CONGRATULATIONS!!!! He just WON!!!!


----------



## AustinReed (Nov 29, 2011)

LIKE OMFG ALL CAPS WOW ZOMG.

Congrats though


----------



## DaKrazedKyubizt (Nov 29, 2011)

Foster Conklin said:


> CONGRATULATIONS!!!! He just WON!!!!





AustinReed said:


> LIKE OMFG ALL CAPS WOW ZOMG.
> 
> Congrats though


 

THANKS GUYS!!! I'M SO HAPPY FOR MY BROTHER!!! AAAHH!!!!!!!


----------



## IamWEB (Nov 29, 2011)

*BLACK POWER!*


:3

Congratulations, seriously !


----------



## DaKrazedKyubizt (Nov 29, 2011)

IamWEB said:


> *BLACK POWER!*
> 
> 
> :3
> ...


 
Thanks!! We're so proud of him!

And yes. Black Power FTW. All the way.


----------



## DaKrazedKyubizt (Nov 30, 2011)

So, now that my brother is officially famous and stuff, do you guys think I should try to use his fame to bring a bit more publicity to speedcubing? I might be able to make that possible....

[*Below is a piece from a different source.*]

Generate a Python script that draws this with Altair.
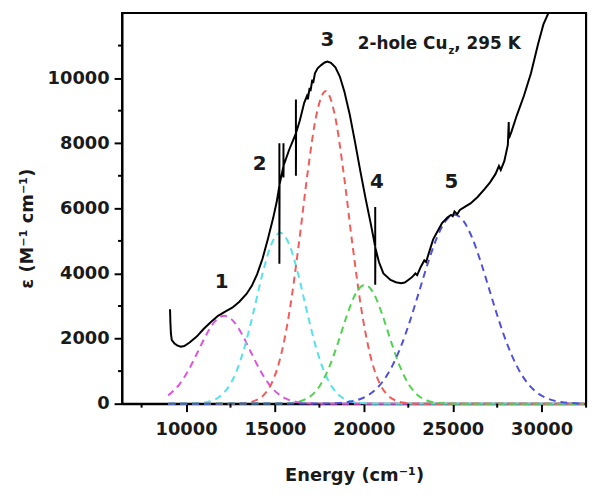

And for those of you who haven't really heard my brother's music, here's two of his videos.


----------



## thackernerd (Nov 30, 2011)

DaKrazedKyubizt said:


> So, now that my brother is officially famous and stuff, do you guys think I should try to use his fame to bring a bit more publicity to speedcubing? I might be able to make that possible....


 
I don't think there is anything wrong about that so you definitely could. Maybe if you had enough time you could teach him to solve it and he could do it if he's ever on TV or anything like that.


----------



## DavidWoner (Nov 30, 2011)

Oh you didn't mention that your brother was the beatboxing cello guy too, I would have taken more interest if you'd said that earlier.


----------



## ~Phoenix Death~ (Dec 1, 2011)

Congrats for him!


----------



## DaKrazedKyubizt (Feb 8, 2012)

Soooo guysss.... remember how my brother and his group Pentatonix won NBC's The Sing-Off? Well, Pentatonix has been doing several covers until they can get their first album out, and I think this one is extremely noteworthy. The top video is the original song, while the bottom video is Pentatonix's cover. Do you guys think they did the song justice?


----------



## JasonK (Feb 8, 2012)

Pentatonix > Gotye


----------